Une situation angoissante, tel qu’on peut l’imaginer, et durant laquelle on retient son souffle… Une narration rythmée et dans un style agréable, servi par un vocabulaire assez riche.
Au bord du lac Léman
Par une nuit d’été de 1918, un homme nu allongé sur une petite embarcation rudimentaire, est sorti du lac Léman par un pêcheur. Que peut-il bien faire là  ? Qu’est-ce qui a pu le mener dans une telle situation bien improbable ?
Un contexte dramatique dont on ne va pas tarder à connaître l’origine et l’aboutissement.
La contrainte
En pleine guerre mondiale, en Suisse, un artiste profondément tourmenté, qui avait été exempté, reçoit par courrier ce qu’il redoutait : une convocation à venir subir un nouvel examen de sa situation.
Va-t-il devoir se soumettre et partir pour le front ? Va-t-il résister et se comporter, comme l’y enjoint avec insistance et détermination son épouse, en être libre, refusant la force et le caractère impersonnel des injonctions de l’Etat, cette affreuse machine à broyer de l’humain, réduit au simple état de chair à canon, quelles que soient les convictions profondes de celui-ci ?
Un terrible dilemme qui va le ravager. Tiraillé entre la peur et le caractère inflexible de cette femme aimante qui l’enjoint de ne pas obéir, une tension extrême va se manifester sous nos yeux.
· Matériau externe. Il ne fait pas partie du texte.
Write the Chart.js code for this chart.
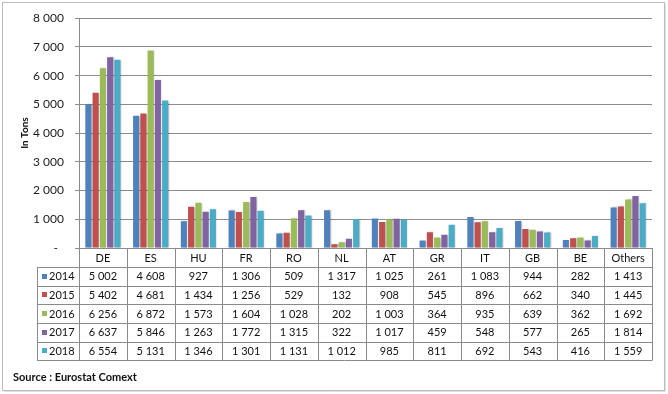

Un thème particulièrement cher à Stefan Zweig, qui a vécu à l’époque des deux grandes guerres, et dont on sait jusqu’à quel point il en a été affecté, choisissant la terrifiante issue que l’on connaît.
Un recueil puissant, fruit du talent accompli d’un auteur à son apogée.
— Stefan Zweig, Un mariage à Lyon, Le livre de poche, janvier 1996, 152 pages.